I tried without success to bite my lower lip. “You know I'm not one to shy away from a new weapon system. Hell, we built this place on nuclear applications for war, but up till now it's all been miniature explosives like the Pea Shooter Grenades or nucleic power cells to run the tanks and planes. But this ... how will history judge us, Tanner?"
"Hell,” Tanner said, “how will we judge ourselves?"
"It would certainly end the argument about
whether we crossed the line in letting the ethics of war justify what we do."
"So how do we stop it? The board's split dead even on this one."
"In which case, my vote decides the victor,” I said. “It's good to be king."
"I was afraid you wouldn't cash in that chip,” Tanner said.
I had never had any problems impressing my will on others, winning by conversion rather than coercion. A press of the hand, a gleam in the eye, a nod so subtle it only registered in the direction it was aimed. I could sway any vote my way and everyone would walk out thinking I was a nice guy; depends how you define nice, I guess. I ruled with an iron fist that no one noticed, but life would be different now; no time for nuance.
"I've been saving it for the right occasion."
When Thursday morning came I was ready to do battle. God, it felt good to mean something again. In spite of a crowded lobby, I had the elevator to myself; The Monster can be pretty intimidating.

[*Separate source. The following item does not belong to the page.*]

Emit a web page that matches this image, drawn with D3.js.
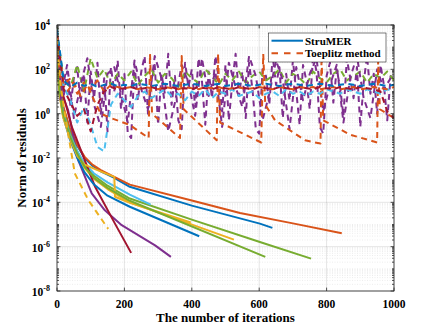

The bell dinged and when the doors slid open I rode out with purpose, right past the gawking secretaries and through the newly installed automatic door to my office.
Tanner appeared at the doorway a few minutes later. “Ready?"
"Let's get the bastards,” I said.
Tanner led the way and held the boardroom door for me as I rolled in. We were the last to arrive. My customary spot at the head of the table had been cleared to make room for the new mechanical me.
Dave Dunnster stood. “First on the agenda is the financials from the fourth..."
"We're not blind, Dave,” I sputtered. The agenda was up on our monitors plain as day.
"But it's protocol, Troy."
"Screw protocol. Let's get to the meat, shall we, gentlemen?"
The buzz around the table was comical. I had always placated these turkeys, and it was fun watching them adjust to my change in attitude; some experiences can affect your priorities. It was tedious using my new brain toys and I had to get business done before I collapsed from exhaustion.